For the rivers example, you would choose the Watershed field from the Subtype Field list.
- A new subtype is automatically added to the Subtypes table. This default subtype has a code of 0 and a description of New Subtype. You can double-click in each of these fields to type the subtype code and description that you want.
You could change the first code to 1 and the description to the name of the first watershed.
- To add more subtypes, continue adding subtype codes and descriptions to the Subtypes table.
In the field below code 1, you could add a code 2 with a corresponding watershed name in the Description field, then below that, add a code 3 with a corresponding watershed name, until you have created codes and descriptions for all the watersheds represented in your rivers feature class.

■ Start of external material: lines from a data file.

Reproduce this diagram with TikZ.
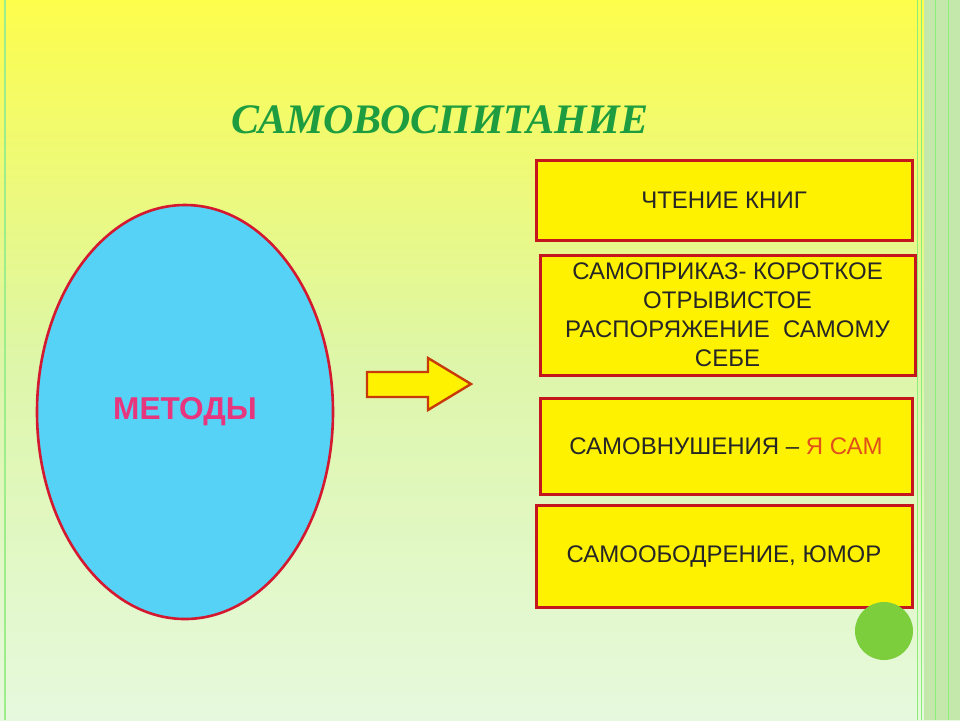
\documentclass[tikz,border=0pt]{standalone}
\usepackage{fontspec}
\setmainfont{Liberation Sans}
\newfontfamily\titlefont{Liberation Serif}
\usetikzlibrary{shapes.geometric}

\definecolor{bgtop}{HTML}{FDFD4C}
\definecolor{bgmid}{HTML}{DDF6A8}
\definecolor{bgbot}{HTML}{E6F9DE}
\definecolor{stripe}{HTML}{C4E8AC}
\definecolor{titlegreen}{HTML}{1E9C40}
\definecolor{ovalblue}{HTML}{55D2F6}
\definecolor{ovalred}{HTML}{D41830}
\definecolor{methodpink}{HTML}{E8367E}
\definecolor{boxred}{HTML}{C4161C}
\definecolor{arrowred}{HTML}{C83A08}
\definecolor{selfred}{HTML}{E0501A}
\definecolor{dotgreen}{HTML}{7CCE3C}

\begin{document}
\begin{tikzpicture}[x=0.5pt, y=-0.5pt]

    \tikzset{%
    method box/.style={
        rectangle,
        draw=boxred,
        line width=1.5pt,
        fill=yellow,
        align=center,
        text=black!85,
        font=\fontsize{12}{14.5}\selectfont
        },
    method oval/.style={
        ellipse,
        draw=ovalred,
        line width=1.3pt,
        fill=ovalblue,
        minimum width=148pt,
        minimum height=207pt
        },
    }

    % Background
    \useasboundingbox (0,0) rectangle (960,720);
    \shade [top color=bgtop, bottom color=bgbot, middle color=bgmid] (0,0) rectangle (960,720);
    \fill [stripe] (924,0) rectangle (960,720);
    \draw [stripe!80!green, line width=0.6pt] (5,0) -- (5,720);
    \foreach \x in {917,921,935,948}
    \draw [stripe!70!green, line width=0.4pt] (\x,0) -- (\x,720);

    % Title
    \node [text=titlegreen, font=\titlefont\bfseries\itshape\fontsize{21}{25}\selectfont] (title) at (440,120) {САМОВОСПИТАНИЕ};

    % Oval with label
    \node [method oval] (methods) at (185,412) {};
    \node [text=methodpink, font=\bfseries\fontsize{15.8}{19}\selectfont] (methods-label) at (methods.center) {МЕТОДЫ};

    % Arrow to the list
    \filldraw [fill=yellow, draw=arrowred, line width=1.2pt, line join=miter]
    (367,372) -- (428,372) -- (428,358) -- (471,384) -- (428,410) -- (428,397) -- (367,397) -- cycle;

    % Methods list
    \node [method box, minimum width=188pt, minimum height=40pt] (box-1) at (724,200) {ЧТЕНИЕ КНИГ};
    \node [method box, minimum width=187.5pt, minimum height=60pt] (box-2) at (727.5,315)
    {САМОПРИКАЗ- КОРОТКОЕ\\ОТРЫВИСТОЕ\\РАСПОРЯЖЕНИЕ~~САМОМУ\\СЕБЕ};
    \node [method box, minimum width=186pt, minimum height=48pt] (box-3) at (726,446)
    {САМОВНУШЕНИЯ – \textcolor{selfred}{Я САМ}};
    \node [method box, minimum width=188pt, minimum height=51pt] (box-4) at (724,556) {САМООБОДРЕНИЕ, ЮМОР};

    % Green dot
    \node [circle, fill=dotgreen, minimum size=29pt, inner sep=0pt] (dot) at (884,631) {};

\end{tikzpicture}
\end{document}
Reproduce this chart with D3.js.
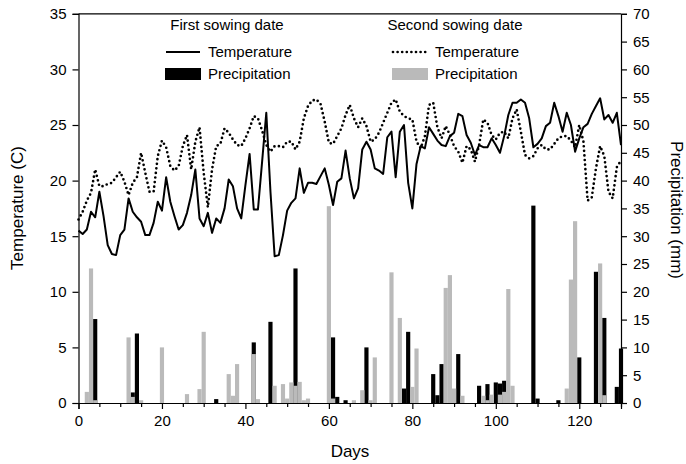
<!DOCTYPE html>
<html>
<head>
<meta charset="utf-8">
<script src="https://cdn.jsdelivr.net/npm/d3@7"></script>
<style>
  body { margin: 0; background: #fff; }
  svg text { font-family: "Liberation Sans", Arial, sans-serif; fill: #000; }
</style>
</head>
<body>
<script>
// daily mean temperature, days 0..130
var tempFirst = [15.5,15.2,15.6,17.2,16.7,19.0,16.8,14.2,13.4,13.3,15.1,15.6,18.4,17.2,16.7,16.3,15.1,15.1,16.2,18.1,
  17.3,20.3,18.1,16.8,15.6,16.0,17.1,18.7,21.0,16.6,15.9,17.1,15.3,16.6,16.2,17.5,20.1,19.5,17.5,16.6,
  19.6,22.4,17.4,17.4,21.7,26.1,19.0,13.2,13.3,15.1,17.3,18.0,18.4,21.1,18.9,19.8,19.8,19.7,20.4,21.1,
  19.6,17.8,19.9,20.2,22.7,20.2,18.4,19.3,22.8,23.5,22.8,21.1,20.9,20.6,23.9,24.4,20.3,24.4,25.0,19.8,
  17.5,21.5,23.1,22.9,24.8,24.2,23.6,23.2,23.1,24.0,24.3,26.0,25.8,24.1,23.4,22.3,23.2,23.0,23.0,23.8,
  23.2,22.5,24.0,25.9,27.0,27.0,27.3,27.0,25.6,23.0,23.3,23.8,24.9,25.2,27.0,25.8,24.4,26.1,25.0,22.6,
  23.8,24.8,25.1,26.0,26.7,27.4,25.5,25.9,25.2,26.1,23.2];
var tempSecond = [16.5,17.2,18.2,18.9,21.0,19.5,19.5,19.7,19.8,20.3,20.8,19.9,18.7,19.8,20.3,22.5,20.7,19.0,19.0,22.2,
  23.6,23.0,21.3,20.9,21.3,23.1,24.1,21.0,23.5,24.8,20.7,17.6,21.0,23.1,23.3,24.7,24.3,23.7,23.2,23.1,
  23.8,24.7,25.8,25.6,24.5,23.2,22.6,23.1,23.1,23.0,23.5,23.5,22.8,23.5,25.6,26.7,27.2,27.3,26.9,25.3,
  23.4,23.3,24.0,24.7,25.9,26.8,25.6,24.8,25.6,24.9,23.5,23.7,24.3,25.2,26.1,27.0,27.3,26.2,25.8,25.6,
  25.5,23.5,22.9,24.0,26.8,27.0,24.8,23.8,24.9,24.1,23.1,22.6,21.6,23.1,22.8,21.7,23.2,25.5,25.2,24.1,
  23.7,24.3,24.4,23.8,25.6,26.4,24.4,22.3,22.0,22.2,22.9,23.2,22.8,22.8,23.3,23.8,24.0,24.0,23.6,23.0,
  25.0,23.5,18.2,18.5,21.1,23.1,22.2,19.0,18.4,21.2,21.8];

// precipitation (mm), rainy days only
var rainDaysFirst = [4,13,14,33,42,46,52,61,62,64,69,78,79,85,86,87,91,96,98,100,101,102,109,110,115,120,124,126,129,130];
var rainFirst     = [15.1,1.9,12.5,0.7,10.9,14.6,24.2,11.8,1.1,0.5,10.0,2.6,12.8,5.2,1.4,7.0,8.8,3.1,3.4,3.7,3.5,4.0,35.5,0.8,0.5,8.2,23.6,15.3,2.9,9.8];
var rainDaysSecond = [2,3,4,12,13,15,20,26,29,30,36,37,38,42,43,47,49,50,51,52,53,54,55,60,61,66,68,70,71,75,77,80,81,88,89,90,92,97,98,99,101,102,103,104,117,118,119,125,126];
var rainSecond     = [2.0,24.2,0.5,11.8,1.1,0.5,10.0,1.6,2.5,12.8,5.2,1.3,7.0,8.8,0.7,3.1,3.4,0.8,3.7,3.1,3.8,0.5,0.8,35.4,0.8,0.5,2.3,0.5,8.2,23.5,15.3,2.9,9.8,20.7,23.0,2.6,1.3,1.3,0.5,1.5,1.5,2.0,20.5,3.1,2.6,22.2,32.7,25.1,1.4];

var xTicks = [0,20,40,60,80,100,120];
var tempTicks = [0,5,10,15,20,25,30,35];
var rainTicks = [0,5,10,15,20,25,30,35,40,45,50,55,60,65,70];

var width = 686, height = 464;
var plotLeft = 78.5, plotRight = 621, plotTop = 13.8, plotBottom = 403;

var svg = d3.select("body").append("svg")
  .attr("width", width)
  .attr("height", height);

var x = d3.scaleLinear().domain([0, 130]).range([plotLeft, plotRight]);
var yT = d3.scaleLinear().domain([0, 35]).range([plotBottom, plotTop]);
var yP = d3.scaleLinear().domain([0, 70]).range([plotBottom, plotTop]);
var barW = x(1) - x(0);

function bars(days, vals, color) {
  svg.append("g").selectAll("rect")
    .data(days)
    .enter()
    .append("rect")
    .attr("x", function(d) { return x(d) - barW / 2; })
    .attr("width", barW)
    .attr("y", function(d, i) { return yP(vals[i]); })
    .attr("height", function(d, i) { return plotBottom - yP(vals[i]); })
    .attr("fill", color);
}
bars(rainDaysFirst, rainFirst, "#000");
bars(rainDaysSecond, rainSecond, "#bababa");

var line = d3.line()
  .x(function(d, i) { return x(i); })
  .y(function(d) { return yT(d); });

svg.append("path")
  .datum(tempSecond)
  .attr("d", line)
  .attr("fill", "none")
  .attr("stroke", "#000")
  .attr("stroke-width", 2.7)
  .attr("stroke-linecap", "round")
  .attr("stroke-dasharray", "0,4.6");

svg.append("path")
  .datum(tempFirst)
  .attr("d", line)
  .attr("fill", "none")
  .attr("stroke", "#000")
  .attr("stroke-width", 2)
  .attr("stroke-linejoin", "round");

// frame
svg.append("line").attr("x1", plotLeft).attr("x2", plotRight).attr("y1", plotTop).attr("y2", plotTop)
  .attr("stroke", "#000").attr("stroke-width", 1.2);

// axes
var minor = d3.range(0, 131, 5).filter(function(d) { return d % 20 != 0; });
var xMinor = svg.append("g").attr("transform", "translate(0," + plotBottom + ")")
  .call(d3.axisBottom(x).tickValues(minor).tickSize(4).tickFormat(""));
var xAxis = svg.append("g").attr("transform", "translate(0," + plotBottom + ")")
  .call(d3.axisBottom(x).tickValues(xTicks).tickSize(6).tickPadding(6).tickFormat(d3.format("d")));
var yLeft = svg.append("g").attr("transform", "translate(" + plotLeft + ",0)")
  .call(d3.axisLeft(yT).tickValues(tempTicks).tickSize(6).tickPadding(6));
var yRight = svg.append("g").attr("transform", "translate(" + plotRight + ",0)")
  .call(d3.axisRight(yP).tickValues(rainTicks).tickSize(6).tickPadding(6));

[xMinor, xAxis, yLeft, yRight].forEach(function(g) {
  g.select(".domain").attr("stroke", "#000").attr("stroke-width", 1.2);
  g.selectAll(".tick line").attr("stroke", "#000").attr("stroke-width", 1.2);
  g.selectAll(".tick text").style("font-size", "15px").attr("fill", "#000")
    .style("font-family", "'Liberation Sans', Arial, sans-serif");
});
xMinor.select(".domain").remove();

// axis titles
svg.append("text").attr("x", 350).attr("y", 457).attr("text-anchor", "middle")
  .style("font-size", "17px").text("Days");
svg.append("text").attr("transform", "translate(23,208) rotate(-90)").attr("text-anchor", "middle")
  .style("font-size", "17px").text("Temperature (C)");
svg.append("text").attr("transform", "translate(671,210) rotate(90)").attr("text-anchor", "middle")
  .style("font-size", "17px").text("Precipitation (mm)");

// legend
var legendItems = [
  {title: "First sowing date", tx: 227, lx: 165, color: "#000", dash: null},
  {title: "Second sowing date", tx: 455, lx: 392, color: "#bababa", dash: "0,4.6"}
];
legendItems.forEach(function(l) {
  svg.append("text").attr("x", l.tx).attr("y", 30).attr("text-anchor", "middle")
    .style("font-size", "15px").text(l.title);
  var ln = svg.append("line").attr("x1", l.lx + 1).attr("x2", l.lx + 35).attr("y1", 52).attr("y2", 52)
    .attr("stroke", "#000");
  if (l.dash) {
    ln.attr("stroke-width", 2.7).attr("stroke-linecap", "round").attr("stroke-dasharray", l.dash);
  } else {
    ln.attr("stroke-width", 2);
  }
  svg.append("text").attr("x", l.lx + 43).attr("y", 57).style("font-size", "15px").text("Temperature");
  svg.append("rect").attr("x", l.lx).attr("y", 68).attr("width", 36).attr("height", 12).attr("fill", l.color);
  svg.append("text").attr("x", l.lx + 43).attr("y", 79).style("font-size", "15px").text("Precipitation");
});
</script>
</body>
</html>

- To specify different default values or domains per subtype, click a subtype in the Subtypes list. In the Default Values and Domains list, you can type a default value for any of the fields in the list. You can also apply a coded or attribute domain to fields in the list by clicking in the Domain field and choosing a domain from the drop-down list. If no domains exist yet, you can create a new one by clicking the Domains button at the bottom of the Properties dialog box, which takes you to the Workspace Domains dialog box.
The default values and domains you specify apply only to the subtype you chose from the Subtypes list. If you click another subtype in the Subtypes list, the default values and domains will either be empty (if you haven't specified default values and domains for this subtype) or will contain different values.